Cláudia Amorim, sócia da Sérvulo, considera que o tema dos megaprocessos ficou em falta na Agenda Anticorrupção. A advogada acredita que a justiça “premial” na área criminal é "muito perigosa".
A sócia do departamento de Contencioso e Arbitragem da Sérvulo, Cláudia Amorim, considera que o tema dos megaprocessos ficou em falta na Agenda Anticorrupção, mas não só. A advogada sublinha que também não foram apresentadas soluções para a falta de celeridade da justiça administrativa. Ainda sobre a agenda, alerta que a proposta relativa ao mecanismo da perda alargada de bens é aquela que “levanta maiores preocupações”.
Cláudia Amorim acredita que a justiça “premial” na área criminal é “muito perigosa” e defende antes uma aposta em “soluções de gestão e diversão processual, ao invés da promoção de mecanismos premiais”.
Quanto ao perfil do próximo procurador-geral da República, aponta que deve ser alguém com “muita experiência” na área, que seja “reconhecido e respeitado pelos magistrados”, com “coragem para implementar as mudanças necessárias” e com capacidade para “recuperar a confiança da e na instituição” que representa.
O que falta na Agenda anticorrupção apresentada pelo Governo?
Uma omissão que salta à vista é o tema dos megaprocessos. Não existem medidas específicas para evitar os processos com uma dimensão demasiado elevada, muitas vezes totalmente injustificada. Por outro lado, não são apresentadas soluções para a total falta de celeridade da justiça administrativa. Um particular não pode ter que esperar mais de 10 anos para ter uma decisão numa ação contra o Estado. Esta demora dos Tribunais Administrativos acaba por ser um incentivo à corrupção.
Pontos positivos dessa mesma agenda?
Destacaria quatro pontos positivos: a promoção da atividade plena do Mecanismo Nacional Anticorrupção; a dotação da fase de inquérito criminal com meios digitais; o investimento no “capital humano” dos Tribunais, do Ministério Público e dos órgãos de polícia criminal; e a aposta na educação nesta área desde o ensino básico.
A autonomia do Ministério Público é essencial para o bom funcionamento da Justiça. No entanto, autonomia não significa desresponsabilização. O Ministério Público, tal como a magistratura judicial, é responsável pelas suas decisões e deve prestar as respetivas contas.

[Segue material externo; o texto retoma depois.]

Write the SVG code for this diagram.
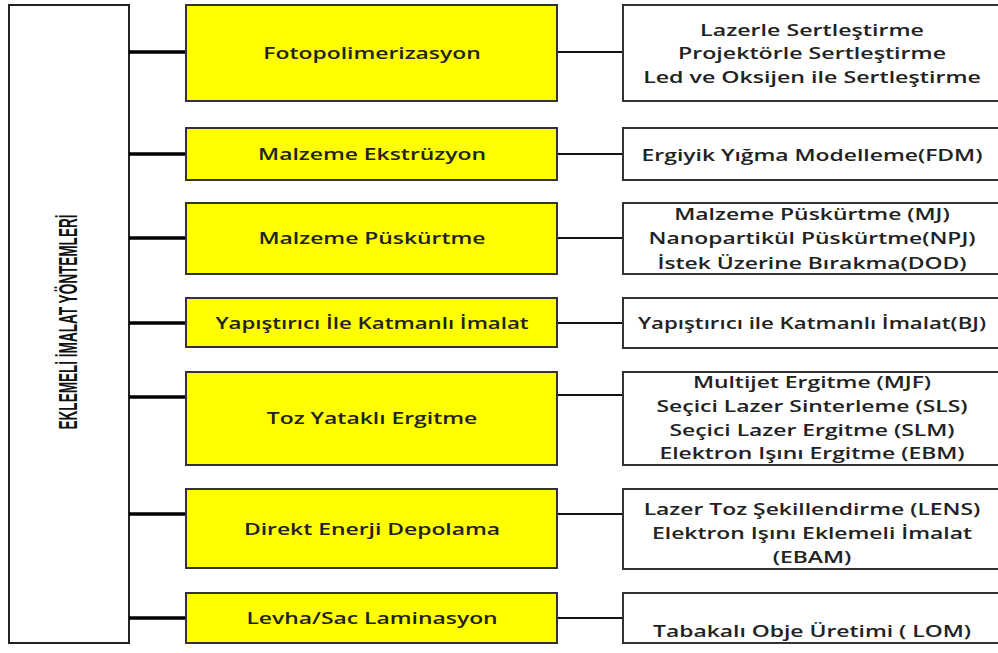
<svg xmlns="http://www.w3.org/2000/svg" width="998" height="653" viewBox="0 0 998 653">
<style>
.main{fill:#fff;stroke:#222;stroke-width:2}
.y{fill:#ffff00;stroke:#333;stroke-width:2}
.r{fill:#fff;stroke:#333;stroke-width:2}
.t{font-family:"Open Sans","Noto Sans",sans-serif;font-size:16px;font-weight:600;fill:#222;text-anchor:middle}
.cl{stroke:#000;stroke-width:3.5}
.cr{stroke:#111;stroke-width:2}
.v{font-family:"Liberation Sans Narrow","Liberation Sans",sans-serif;font-weight:bold;font-size:25px;fill:#111;text-anchor:middle}
</style>
<rect width="998" height="653" fill="#fff"/>
<g id="root">
<rect class="main" x="9" y="5" width="120" height="638"/>
<text class="v" transform="translate(77,322) rotate(-90)" textLength="215" lengthAdjust="spacingAndGlyphs">EKLEMELİ İMALAT YÖNTEMLERİ</text>
</g>
<g id="connectors">
<line class="cl" x1="129" y1="52" x2="186" y2="52"/>
<line class="cl" x1="129" y1="154" x2="186" y2="154"/>
<line class="cl" x1="129" y1="238" x2="186" y2="238"/>
<line class="cl" x1="129" y1="323" x2="186" y2="323"/>
<line class="cl" x1="129" y1="397" x2="186" y2="397"/>
<line class="cl" x1="129" y1="514" x2="186" y2="514"/>
<line class="cl" x1="129" y1="618" x2="186" y2="618"/>
<line class="cr" x1="557" y1="52" x2="623" y2="52"/>
<line class="cr" x1="557" y1="154" x2="623" y2="154"/>
<line class="cr" x1="557" y1="238" x2="623" y2="238"/>
<line class="cr" x1="557" y1="323" x2="623" y2="323"/>
<line class="cr" x1="557" y1="395" x2="623" y2="395"/>
<line class="cr" x1="557" y1="514" x2="623" y2="514"/>
<line class="cr" x1="557" y1="618" x2="623" y2="618"/>
</g>
<g id="n1"><rect class="y" x="186" y="5" width="371" height="96"/><g transform="translate(372,0) scale(1.43,1)"><text class="t" x="0" y="59">Fotopolimerizasyon</text></g></g>
<g id="n2"><rect class="y" x="186" y="128" width="371" height="52"/><g transform="translate(372,0) scale(1.43,1)"><text class="t" x="0" y="160">Malzeme Ekstrüzyon</text></g></g>
<g id="n3"><rect class="y" x="186" y="203" width="371" height="71"/><g transform="translate(372,0) scale(1.43,1)"><text class="t" x="0" y="244">Malzeme Püskürtme</text></g></g>
<g id="n4"><rect class="y" x="186" y="298" width="371" height="49"/><g transform="translate(372,0) scale(1.39,1)"><text class="t" x="0" y="329">Yapıştırıcı İle Katmanlı İmalat</text></g></g>
<g id="n5"><rect class="y" x="186" y="372" width="371" height="93"/><g transform="translate(372,0) scale(1.43,1)"><text class="t" x="0" y="424">Toz Yataklı Ergitme</text></g></g>
<g id="n6"><rect class="y" x="186" y="489" width="371" height="79"/><g transform="translate(372,0) scale(1.43,1)"><text class="t" x="0" y="535">Direkt Enerji Depolama</text></g></g>
<g id="n7"><rect class="y" x="186" y="593" width="371" height="50"/><g transform="translate(372,0) scale(1.43,1)"><text class="t" x="0" y="624">Levha/Sac Laminasyon</text></g></g>
<g id="r1"><rect class="r" x="623" y="5" width="376" height="96"/><g transform="translate(812,0) scale(1.45,1)">
<text class="t" x="0" y="36">Lazerle Sertleştirme</text>
<text class="t" x="0" y="59">Projektörle Sertleştirme</text>
<text class="t" x="0" y="83">Led ve Oksijen ile Sertleştirme</text></g></g>
<g id="r2"><rect class="r" x="623" y="128" width="376" height="52"/><g transform="translate(812,0) scale(1.43,1)"><text class="t" x="0" y="161">Ergiyik Yığma Modelleme(FDM)</text></g></g>
<g id="r3"><rect class="r" x="623" y="203" width="376" height="71"/><g transform="translate(812,0) scale(1.43,1)">
<text class="t" x="0" y="220">Malzeme Püskürtme (MJ)</text>
<text class="t" x="0" y="244">Nanopartikül Püskürtme(NPJ)</text>
<text class="t" x="0" y="269">İstek Üzerine Bırakma(DOD)</text></g></g>
<g id="r4"><rect class="r" x="623" y="298" width="376" height="50"/><g transform="translate(812,0) scale(1.39,1)"><text class="t" x="0" y="329">Yapıştırıcı ile Katmanlı İmalat(BJ)</text></g></g>
<g id="r5"><rect class="r" x="623" y="372" width="376" height="93"/><g transform="translate(812,0) scale(1.43,1)">
<text class="t" x="0" y="388">Multijet Ergitme (MJF)</text>
<text class="t" x="0" y="412">Seçici Lazer Sinterleme (SLS)</text>
<text class="t" x="0" y="436">Seçici Lazer Ergitme (SLM)</text>
<text class="t" x="0" y="459">Elektron Işını Ergitme (EBM)</text></g></g>
<g id="r6"><rect class="r" x="623" y="489" width="376" height="80"/><g transform="translate(812,0) scale(1.43,1)">
<text class="t" x="0" y="515">Lazer Toz Şekillendirme (LENS)</text>
<text class="t" x="0" y="539">Elektron Işını Eklemeli İmalat</text>
<text class="t" x="0" y="563">(EBAM)</text></g></g>
<g id="r7"><rect class="r" x="623" y="593" width="376" height="50"/><g transform="translate(812,0) scale(1.43,1)"><text class="t" x="0" y="637">Tabakalı Obje Üretimi ( LOM)</text></g></g>
</svg>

O que necessita de ser esclarecido?
Sem dúvida que a proposta relativa ao mecanismo da perda alargada de bens é aquela que levanta maiores preocupações. A meu ver, não parecem estar assegurados princípios basilares como a presunção de inocência e o direito do in dubio pro reo. A Lei que existe hoje quanto a esta matéria já atenta frontalmente contra tais princípios constitucionais. Não deveria, nunca, caber ao arguido provar a licitude da origem dos seus bens. Do mesmo modo, fica por explicar como se pode declarar a perda de bens sem a existência de uma condenação. Esta matéria necessita de esclarecimento e, acima de tudo, de total conformidade com a nossa Constituição.
Por outro lado, é muito importante esclarecer-se em que medida se pretende fazer alterações ao regime dos recursos. Qualquer limitação à recorribilidade, principalmente em matéria criminal, é sempre de evitar.
A fase da instrução pode vir a sofrer alterações. Acha isso um bom sinal?
Não necessariamente. A instrução, em diversos processos, tem precisamente a virtualidade de evitar um julgamento. É certo que, em muitos casos, se revela inútil, mas restringi-la ainda mais só vai servir para desvirtuar por completo a razão de ser da sua existência.
Volta a estar em cima da mesa a ideia da justiça premial. Estamos a ir por um caminho perigoso?
A justiça “premial” na área criminal é, na minha opinião, muito perigosa. Julgo ser preferível uma aposta em soluções de gestão e diversão processual, ao invés da promoção de mecanismos premiais.
A AD e o PS devem estar alinhados nas soluções para a Justiça?
Sendo a Justiça um dos principais pilares do nosso sistema democrático, naturalmente que o desejável é existir o maior consenso político-partidário possível.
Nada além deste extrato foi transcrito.